--- BEGIN Data for this task ---

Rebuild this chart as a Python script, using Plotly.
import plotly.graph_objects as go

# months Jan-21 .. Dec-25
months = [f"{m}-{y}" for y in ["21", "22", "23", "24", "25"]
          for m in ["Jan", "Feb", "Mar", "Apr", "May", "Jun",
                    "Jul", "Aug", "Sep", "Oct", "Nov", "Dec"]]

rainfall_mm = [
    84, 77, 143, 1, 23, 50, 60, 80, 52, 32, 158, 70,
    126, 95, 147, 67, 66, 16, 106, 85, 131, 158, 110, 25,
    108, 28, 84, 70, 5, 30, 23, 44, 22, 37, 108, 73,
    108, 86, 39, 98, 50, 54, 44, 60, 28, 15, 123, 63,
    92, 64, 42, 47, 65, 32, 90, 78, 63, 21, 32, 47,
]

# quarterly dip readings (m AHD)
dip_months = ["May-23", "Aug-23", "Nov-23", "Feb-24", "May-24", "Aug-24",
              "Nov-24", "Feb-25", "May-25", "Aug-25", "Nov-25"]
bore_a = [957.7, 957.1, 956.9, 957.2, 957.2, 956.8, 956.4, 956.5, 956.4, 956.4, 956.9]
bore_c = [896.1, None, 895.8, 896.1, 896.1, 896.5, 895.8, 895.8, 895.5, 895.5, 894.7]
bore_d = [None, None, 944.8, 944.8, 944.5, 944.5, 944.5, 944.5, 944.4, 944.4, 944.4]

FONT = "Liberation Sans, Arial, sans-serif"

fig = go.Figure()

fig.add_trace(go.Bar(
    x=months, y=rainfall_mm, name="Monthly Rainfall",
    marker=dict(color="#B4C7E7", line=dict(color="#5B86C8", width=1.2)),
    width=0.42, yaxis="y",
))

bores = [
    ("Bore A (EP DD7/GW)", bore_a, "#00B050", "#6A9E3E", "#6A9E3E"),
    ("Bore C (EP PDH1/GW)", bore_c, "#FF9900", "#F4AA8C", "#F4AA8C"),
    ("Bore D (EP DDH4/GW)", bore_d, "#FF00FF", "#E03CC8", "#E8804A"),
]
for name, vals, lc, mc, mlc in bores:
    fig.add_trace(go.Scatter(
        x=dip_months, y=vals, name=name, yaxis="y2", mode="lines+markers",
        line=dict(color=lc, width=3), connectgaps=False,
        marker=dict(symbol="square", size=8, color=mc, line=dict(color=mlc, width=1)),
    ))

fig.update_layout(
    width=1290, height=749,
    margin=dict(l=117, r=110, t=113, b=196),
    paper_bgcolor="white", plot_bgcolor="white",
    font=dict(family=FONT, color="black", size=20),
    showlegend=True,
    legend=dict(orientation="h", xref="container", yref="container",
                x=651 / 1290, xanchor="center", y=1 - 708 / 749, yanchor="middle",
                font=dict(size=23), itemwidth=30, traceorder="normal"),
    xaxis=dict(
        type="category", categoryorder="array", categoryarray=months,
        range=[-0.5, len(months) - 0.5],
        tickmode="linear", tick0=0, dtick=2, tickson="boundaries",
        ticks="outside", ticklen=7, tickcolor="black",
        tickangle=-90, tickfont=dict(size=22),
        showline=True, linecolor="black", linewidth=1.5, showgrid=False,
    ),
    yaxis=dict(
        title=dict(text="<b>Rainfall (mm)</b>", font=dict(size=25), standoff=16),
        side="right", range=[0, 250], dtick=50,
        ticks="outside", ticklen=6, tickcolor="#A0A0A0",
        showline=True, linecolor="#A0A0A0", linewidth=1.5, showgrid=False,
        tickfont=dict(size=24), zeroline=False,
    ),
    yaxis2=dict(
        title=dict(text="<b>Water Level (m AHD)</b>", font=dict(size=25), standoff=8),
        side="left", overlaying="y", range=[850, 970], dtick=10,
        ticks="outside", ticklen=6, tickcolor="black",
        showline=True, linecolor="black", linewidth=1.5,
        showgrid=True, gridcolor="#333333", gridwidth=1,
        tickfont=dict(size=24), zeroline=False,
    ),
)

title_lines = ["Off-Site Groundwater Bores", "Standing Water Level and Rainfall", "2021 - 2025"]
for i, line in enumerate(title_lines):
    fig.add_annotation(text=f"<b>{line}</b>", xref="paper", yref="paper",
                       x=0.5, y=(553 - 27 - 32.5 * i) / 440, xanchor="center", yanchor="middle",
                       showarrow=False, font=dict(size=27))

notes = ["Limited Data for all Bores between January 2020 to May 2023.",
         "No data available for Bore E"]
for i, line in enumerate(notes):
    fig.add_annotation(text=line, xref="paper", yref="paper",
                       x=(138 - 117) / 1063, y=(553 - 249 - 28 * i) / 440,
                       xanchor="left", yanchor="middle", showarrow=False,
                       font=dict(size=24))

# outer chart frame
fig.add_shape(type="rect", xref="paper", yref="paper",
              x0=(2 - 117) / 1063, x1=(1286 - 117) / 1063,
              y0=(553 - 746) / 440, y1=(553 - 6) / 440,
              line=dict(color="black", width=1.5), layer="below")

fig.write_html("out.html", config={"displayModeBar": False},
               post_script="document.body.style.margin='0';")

--- END Data for this task ---
--- BEGIN Data for this task ---

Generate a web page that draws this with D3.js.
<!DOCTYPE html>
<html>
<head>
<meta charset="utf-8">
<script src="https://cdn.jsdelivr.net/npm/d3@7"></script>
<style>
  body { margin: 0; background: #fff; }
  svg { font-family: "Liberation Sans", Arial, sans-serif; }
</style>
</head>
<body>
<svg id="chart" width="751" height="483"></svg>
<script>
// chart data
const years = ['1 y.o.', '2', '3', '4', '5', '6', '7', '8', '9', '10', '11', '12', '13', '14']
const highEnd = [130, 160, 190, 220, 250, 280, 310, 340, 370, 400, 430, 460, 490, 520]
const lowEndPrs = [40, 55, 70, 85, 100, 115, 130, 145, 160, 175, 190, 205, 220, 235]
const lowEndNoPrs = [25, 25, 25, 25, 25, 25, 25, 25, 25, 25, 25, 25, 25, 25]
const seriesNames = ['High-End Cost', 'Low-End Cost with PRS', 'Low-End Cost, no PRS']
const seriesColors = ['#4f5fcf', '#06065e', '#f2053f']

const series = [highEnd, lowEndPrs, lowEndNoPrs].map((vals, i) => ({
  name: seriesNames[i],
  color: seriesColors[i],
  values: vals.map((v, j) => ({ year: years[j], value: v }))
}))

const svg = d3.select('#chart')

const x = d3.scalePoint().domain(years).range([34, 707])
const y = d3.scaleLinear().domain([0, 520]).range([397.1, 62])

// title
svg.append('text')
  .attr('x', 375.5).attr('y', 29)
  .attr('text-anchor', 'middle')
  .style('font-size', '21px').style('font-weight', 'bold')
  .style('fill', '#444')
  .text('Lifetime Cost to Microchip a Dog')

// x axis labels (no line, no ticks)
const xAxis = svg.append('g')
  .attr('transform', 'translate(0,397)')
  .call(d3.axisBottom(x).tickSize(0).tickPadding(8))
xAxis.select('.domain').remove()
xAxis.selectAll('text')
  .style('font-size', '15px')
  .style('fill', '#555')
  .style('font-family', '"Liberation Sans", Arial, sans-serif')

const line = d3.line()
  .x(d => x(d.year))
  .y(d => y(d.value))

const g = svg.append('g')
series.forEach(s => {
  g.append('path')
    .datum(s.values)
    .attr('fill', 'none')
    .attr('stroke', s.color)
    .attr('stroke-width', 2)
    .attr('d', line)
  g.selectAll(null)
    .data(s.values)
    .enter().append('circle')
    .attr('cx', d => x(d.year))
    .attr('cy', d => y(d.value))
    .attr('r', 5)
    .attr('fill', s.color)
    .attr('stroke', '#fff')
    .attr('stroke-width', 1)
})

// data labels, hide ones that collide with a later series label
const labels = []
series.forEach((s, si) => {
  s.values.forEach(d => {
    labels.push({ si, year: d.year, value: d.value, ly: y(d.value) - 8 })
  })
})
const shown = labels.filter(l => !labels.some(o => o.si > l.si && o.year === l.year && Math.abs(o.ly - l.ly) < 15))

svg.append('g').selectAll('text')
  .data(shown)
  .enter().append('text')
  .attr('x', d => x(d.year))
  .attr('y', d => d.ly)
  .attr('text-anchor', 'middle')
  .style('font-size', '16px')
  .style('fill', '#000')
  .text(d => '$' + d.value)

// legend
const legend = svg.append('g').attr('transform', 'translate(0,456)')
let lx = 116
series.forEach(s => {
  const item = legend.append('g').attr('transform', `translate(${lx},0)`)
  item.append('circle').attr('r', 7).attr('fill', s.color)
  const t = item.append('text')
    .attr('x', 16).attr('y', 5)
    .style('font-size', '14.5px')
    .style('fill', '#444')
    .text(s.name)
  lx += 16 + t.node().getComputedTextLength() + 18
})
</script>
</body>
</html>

--- END Data for this task ---

Given task:
Starting at the line that contains "Generate a web", repeat each line exactly, and stop after the line that contains "const seriesColors = ['#4f5fcf', '#06065e', '#f2053f']".

Solution to the exercise:
Generate a web page that draws this with D3.js.
<!DOCTYPE html>
<html>
<head>
<meta charset="utf-8">
<script src="https://cdn.jsdelivr.net/npm/d3@7"></script>
<style>
  body { margin: 0; background: #fff; }
  svg { font-family: "Liberation Sans", Arial, sans-serif; }
</style>
</head>
<body>
<svg id="chart" width="751" height="483"></svg>
<script>
// chart data
const years = ['1 y.o.', '2', '3', '4', '5', '6', '7', '8', '9', '10', '11', '12', '13', '14']
const highEnd = [130, 160, 190, 220, 250, 280, 310, 340, 370, 400, 430, 460, 490, 520]
const lowEndPrs = [40, 55, 70, 85, 100, 115, 130, 145, 160, 175, 190, 205, 220, 235]
const lowEndNoPrs = [25, 25, 25, 25, 25, 25, 25, 25, 25, 25, 25, 25, 25, 25]
const seriesNames = ['High-End Cost', 'Low-End Cost with PRS', 'Low-End Cost, no PRS']
const seriesColors = ['#4f5fcf', '#06065e', '#f2053f']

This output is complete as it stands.